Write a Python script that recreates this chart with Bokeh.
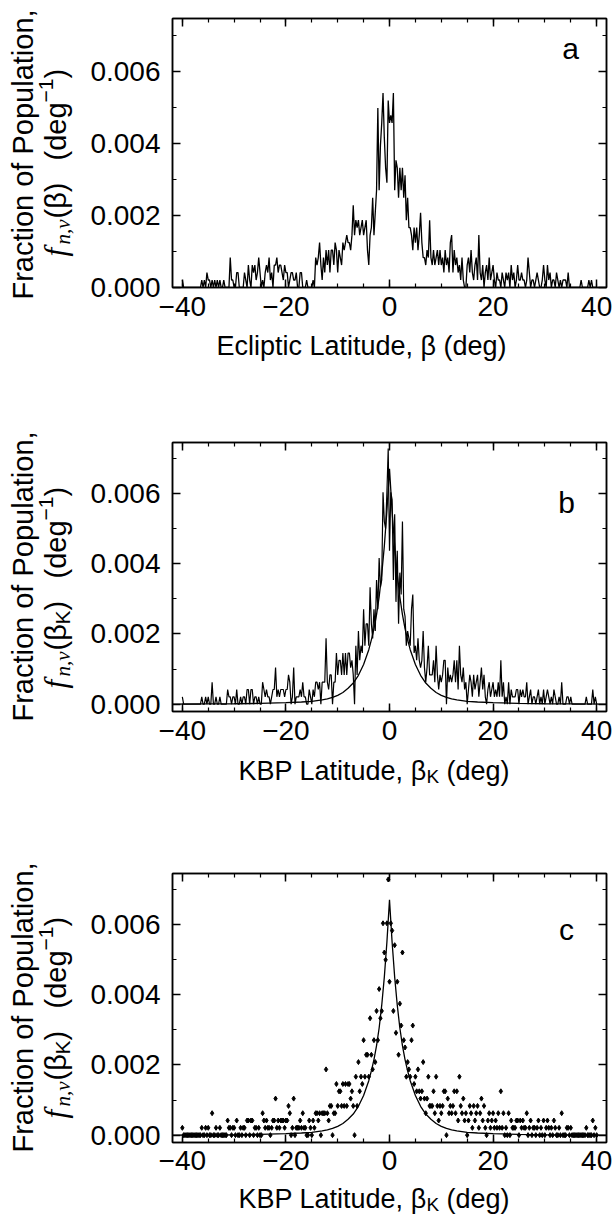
import math
import numpy as np
from bokeh.plotting import figure
from bokeh.layouts import column, row
from bokeh.models import Range1d, FixedTicker, LinearAxis, Label, CustomJSTickFormatter
from bokeh.core.properties import value
from bokeh.embed import file_html
from bokeh.resources import INLINE

# ---------------- data ----------------
# one histogram step (one object per bin) in fraction-of-population units
UNIT = 0.000208

# bin centres, 0.25 deg apart
beta = np.round(np.arange(-40.0, 40.001, 0.25), 2)

# panel a: ecliptic latitude, counts per bin
counts_ecliptic = [
    1,0,0,0, 0,0,0,0, 0,0,0,0, 0,0,0,1, 0,1,0,2, 1,1,0,1, 0,1,0,1, 0,1,0,0, 1,0,0,0, 0,4,1,1,
    0,0,2,2, 0,0,0,0, 2,1,0,3, 1,0,3,2, 3,1,2,4, 2,0,1,0, 2,3,2,4, 1,2,0,3, 3,4,2,3, 3,2,1,3,
    2,2,0,1, 2,2,1,1, 2,0,0,2, 2,0,0,0, 1,0,0,0, 0,1,0,4, 3,4,6,3, 1,4,2,5, 3,5,2,5, 5,3,6,5,
    2,5,4,3, 6,5,6,7, 6,6,5,7, 11,7,9,8, 9,7,8,9, 7,8,9,5, 3,7,8,12, 7,10,13,24, 13,19,22,26, 20,16,14,25,
    22,23,22,26, 13,17,16,12, 16,13,16,12, 15,9,12,8, 8,7,5,8, 6,8,5,7, 10,6,4,4, 3,5,4,9, 4,3,5,3, 4,5,3,5,
    3,4,2,5, 3,4,2,6, 7,2,5,3, 4,2,3,1, 4,1,0,0, 3,4,2,5, 2,1,3,4, 1,7,2,1, 3,0,2,3, 1,4,1,2,
    3,1,0,2, 1,1,0,2, 1,0,2,1, 2,0,3,1, 2,0,1,3, 1,1,2,1, 1,0,1,4, 2,0,1,1, 0,1,2,1, 0,0,1,3,
    1,0,3,1, 2,0,1,1, 0,2,1,0, 1,0,1,1, 1,0,2,0, 0,0,0,0, 0,0,0,0, 1,0,0,0, 0,0,1,0, 1,0,0,0,
    0,
]

# panels b and c: KBP latitude, counts per bin
counts_kbp = [
    1,0,0,0, 0,0,0,0, 0,0,0,0, 0,0,0,1, 0,0,1,0, 1,0,0,3, 0,0,1,0, 0,1,0,0, 0,0,0,2, 1,1,0,1,
    1,0,2,0, 0,1,0,1, 1,0,2,2, 0,2,2,0, 1,1,0,1, 0,0,3,2, 1,2,1,1, 0,1,2,2, 5,1,2,1, 2,2,2,1,
    2,2,4,3, 0,1,5,0, 1,1,1,2, 1,3,1,1, 0,0,2,1, 0,2,1,3, 3,2,3,0, 3,3,3,9, 3,2,4,4, 0,3,3,7,
    4,6,6,4, 7,4,7,4, 7,7,5,6, 4,0,8,4, 10,6,8,7, 13,8,11,11, 8,16,11,9, 13,10,17,13, 20,16,17,29, 25,24,29,35,
    21,29,28,17, 26,14,21,11, 18,15,25,13, 12,8,10,9, 8,13,15,7, 8,6,9,6, 5,6,10,5, 3,5,8,4, 4,4,6,3, 8,4,2,4,
    3,4,6,6, 0,5,3,4, 3,4,6,3, 6,2,8,4, 3,5,2,3, 0,2,4,3, 1,4,2,3, 4,1,3,5, 2,4,1,0, 2,3,1,2,
    3,1,2,1, 3,1,6,1, 3,0,1,0, 3,0,2,1, 1,1,2,2, 0,2,1,2, 1,1,3,0, 1,2,0,1, 1,0,1,2, 0,1,0,2,
    0,1,2,1, 0,1,0,2, 1,0,0,1, 0,3,0,0, 0,1,1,0, 1,0,0,0, 0,0,0,0, 0,0,0,0, 1,0,0,0, 0,2,0,1,
    0,
]

# fitted model curve (panels b and c)
fit_beta = [-42, -35, -30, -25, -20, -17, -15, -13, -12, -11, -10, -9, -8, -7, -6, -5, -4, -3.5, -3,
            -2.5, -2, -1.5, -1, -0.75, -0.5, -0.25, 0, 0.25, 0.5, 0.75, 1, 1.5, 2, 2.5, 3, 3.5, 4,
            5, 6, 7, 8, 9, 10, 11, 12, 13, 15, 17, 20, 25, 30, 35, 42]
fit_f = [0.000002, 0.000005, 0.00001, 0.00002, 0.00004, 0.00006, 0.00008, 0.00012, 0.00015, 0.00019,
         0.00025, 0.00033, 0.00045, 0.0006, 0.00082, 0.00113, 0.00155, 0.00183, 0.00215, 0.00255,
         0.00305, 0.0037, 0.0045, 0.0050, 0.0055, 0.0061, 0.0067, 0.0061, 0.0055, 0.0050, 0.0045,
         0.0037, 0.00305, 0.00255, 0.00215, 0.00183, 0.00155, 0.00113, 0.00082, 0.0006, 0.00045,
         0.00033, 0.00025, 0.00019, 0.00015, 0.00012, 0.00008, 0.00006, 0.00004, 0.00002, 0.00001,
         0.000005, 0.000002]

x_ticks = [-40, -20, 0, 20, 40]
x_tick_labels = ["\u221240", "\u221220", "0", "20", "40"]
x_minor = [-40, -35, -30, -25, -20, -15, -10, -5, 0, 5, 10, 15, 20, 25, 30, 35, 40]
y_ticks = [0.0, 0.002, 0.004, 0.006]
y_tick_labels = ["0.000", "0.002", "0.004", "0.006"]
y_minor = [0.001, 0.003, 0.005, 0.007]

f_ecl = [c * UNIT for c in counts_ecliptic]
f_kbp = [c * UNIT for c in counts_kbp]

SANS = "Liberation Sans"
SERIF = "Liberation Serif"
TICK_PX = "28px"
BLANK = CustomJSTickFormatter(code="return ''")
R = math.pi / 2

LAB_W = 80           # left column holding the y titles (page x 0 .. 80)
PLOT_W = 534         # right column (page x 80 .. 614)
BL, BR = 92, 8       # identical side borders for every figure of the right column
FX0, FX1 = LAB_W + BL, LAB_W + PLOT_W - BR   # page x of the frames (172 .. 606)


def style_axis(ax, ticker, labels=None):
    ax.ticker = ticker
    ax.axis_line_color = "black"
    ax.axis_line_width = 1.5
    ax.major_tick_in = 8
    ax.major_tick_out = 0
    ax.minor_tick_in = 4
    ax.minor_tick_out = 0
    ax.major_tick_line_color = "black"
    ax.minor_tick_line_color = "black"
    ax.major_tick_line_width = 1.5
    ax.minor_tick_line_width = 1.2
    if labels is None:
        ax.formatter = BLANK
        ax.major_label_text_font_size = "1px"
        ax.major_label_standoff = 0
    else:
        ax.major_label_overrides = labels
        ax.major_label_text_font = SANS
        ax.major_label_text_font_size = TICK_PX
        ax.major_label_text_color = "black"


def make_fig(h, bt, bb, standoff, yr):
    p = figure(width=PLOT_W, height=h, x_range=Range1d(-41.9, 41.9), y_range=Range1d(*yr),
               output_backend="svg", toolbar_location=None,
               min_border_top=bt, min_border_bottom=bb, min_border_left=BL, min_border_right=BR,
               x_axis_location=None, y_axis_location=None)
    p.title.visible = False
    p.grid.visible = False
    p.outline_line_color = "black"
    p.outline_line_width = 1.5
    p.background_fill_color = "white"
    p.border_fill_color = "white"
    below = LinearAxis()
    style_axis(below, FixedTicker(ticks=x_ticks, minor_ticks=x_minor), dict(zip(x_ticks, x_tick_labels)))
    below.major_label_standoff = standoff
    left = LinearAxis()
    style_axis(left, FixedTicker(ticks=y_ticks, minor_ticks=y_minor), dict(zip(y_ticks, y_tick_labels)))
    left.major_label_standoff = 12
    above = LinearAxis()
    style_axis(above, FixedTicker(ticks=x_ticks, minor_ticks=x_minor))
    right = LinearAxis()
    style_axis(right, FixedTicker(ticks=y_ticks, minor_ticks=y_minor))
    p.add_layout(below, "below")
    p.add_layout(left, "left")
    p.add_layout(above, "above")
    p.add_layout(right, "right")
    return p


def canvas_fig(w, h, x0, x1, y_top, y_bot, bl=0, br=0):
    """Blank figure; its frame is mapped so that x / y are page pixels."""
    f = figure(width=w, height=h, x_range=Range1d(x0, x1), y_range=Range1d(-y_bot, -y_top),
               output_backend="svg", toolbar_location=None, min_border=0,
               min_border_left=bl, min_border_right=br, min_border_top=0, min_border_bottom=0,
               x_axis_location=None, y_axis_location=None)
    f.title.visible = False
    f.grid.visible = False
    f.outline_line_color = None
    f.background_fill_color = "white"
    f.border_fill_color = "white"
    return f


def put(f, text, x, y, size, angle=0.0, align="left", font=SANS, style="normal"):
    f.text(x=[x], y=[-y], text=[text], angle=angle, text_align=align, text_baseline="middle",
           text_font=value(font), text_font_size=value(f"{size}px"), text_font_style=style,
           text_color="black")


def letter(p, t, x, y):
    p.add_layout(Label(x=x, y=y, x_units="screen", y_units="screen", text=t, text_align="center",
                       text_baseline="middle", text_font=SANS, text_font_size="30px",
                       text_color="black"))


# ---------------- page rows (page y) ----------------
# plot a 0..330 | title a 330..398 | plot b 398..754 | title b 754..828 | plot c 828..1182 | title c 1182..1216
pa = make_fig(330, 18, 43, 9, (0.0, 0.00748))
pa.line(beta, f_ecl, line_color="black", line_width=1.3)
letter(pa, "a", 398, 239)

pb = make_fig(356, 44, 43, 9, (-0.00021, 0.00745))
pb.line(beta, f_kbp, line_color="black", line_width=1.2)
pb.line(fit_beta, fit_f, line_color="black", line_width=1.3)
letter(pb, "b", 394, 209)

pc = make_fig(354, 45, 40, 8, (-0.00021, 0.00745))
pc.scatter(beta, f_kbp, marker="diamond", size=5, fill_color="black", line_color="black")
pc.line(fit_beta, fit_f, line_color="black", line_width=1.3)
letter(pc, "c", 394, 213)

# ---------------- x titles ----------------
xa = canvas_fig(PLOT_W, 68, FX0, FX1, 330, 398, BL, BR)
put(xa, "Ecliptic Latitude, \u03b2 (deg)", 361, 345, 27, align="center")

xb = canvas_fig(PLOT_W, 74, FX0, FX1, 754, 828, BL, BR)
xc = canvas_fig(PLOT_W, 34, FX0, FX1, 1182, 1216, BL, BR)
for f, ty in ((xb, 770), (xc, 1198)):
    put(f, "KBP Latitude, \u03b2", 238, ty, 27)
    put(f, "K", 426, ty + 6, 19)
    put(f, "(deg)", 446, ty, 27)

# ---------------- y titles (one tall column on the left) ----------------
yl = canvas_fig(LAB_W, 1216, 0, LAB_W, 0, 1216)
for cy in (154, 576, 1007):
    put(yl, "Fraction of Population,", 22, cy, 29, angle=R, align="center")

X2 = 55
# panel a second line: f_{n,v}(beta) (deg^-1)
put(yl, "f", X2, 256, 31, angle=R, font=SERIF, style="italic")
put(yl, "n,\u03bd", X2 + 7, 244, 21, angle=R, font=SERIF, style="italic")
put(yl, "(\u03b2)", X2, 218, 29, angle=R)
put(yl, "(deg", X2, 160, 29, angle=R)
put(yl, "\u22121", X2 - 10, 102, 21, angle=R)
put(yl, ")", X2, 78, 29, angle=R)
# panels b, c second line: f_{n,v}(beta_K) (deg^-1)
for s in (688, 1118):
    put(yl, "f", X2, s, 31, angle=R, font=SERIF, style="italic")
    put(yl, "n,\u03bd", X2 + 7, s - 12, 21, angle=R, font=SERIF, style="italic")
    put(yl, "(\u03b2", X2, s - 38, 29, angle=R)
    put(yl, "K", X2 + 7, s - 64, 21, angle=R)
    put(yl, ")", X2, s - 78, 29, angle=R)
    put(yl, "(deg", X2, s - 110, 29, angle=R)
    put(yl, "\u22121", X2 - 10, s - 168, 21, angle=R)
    put(yl, ")", X2, s - 192, 29, angle=R)

right_col = column(pa, xa, pb, xb, pc, xc, spacing=0)
layout = row(yl, right_col, spacing=0)
open("out.html", "w").write(file_html(layout, INLINE))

--------------------

▶ _AIM OF THE TASK_:
Write out an exact copy of the listing, first line through the line containing "beta = np.round(np.arange(-40.0, 40.001, 0.25), 2)", with the pictures left out.

▶ _WRITTEN ANSWER_:
Write a Python script that recreates this chart with Bokeh.
import math
import numpy as np
from bokeh.plotting import figure
from bokeh.layouts import column, row
from bokeh.models import Range1d, FixedTicker, LinearAxis, Label, CustomJSTickFormatter
from bokeh.core.properties import value
from bokeh.embed import file_html
from bokeh.resources import INLINE

# ---------------- data ----------------
# one histogram step (one object per bin) in fraction-of-population units
UNIT = 0.000208

# bin centres, 0.25 deg apart
beta = np.round(np.arange(-40.0, 40.001, 0.25), 2)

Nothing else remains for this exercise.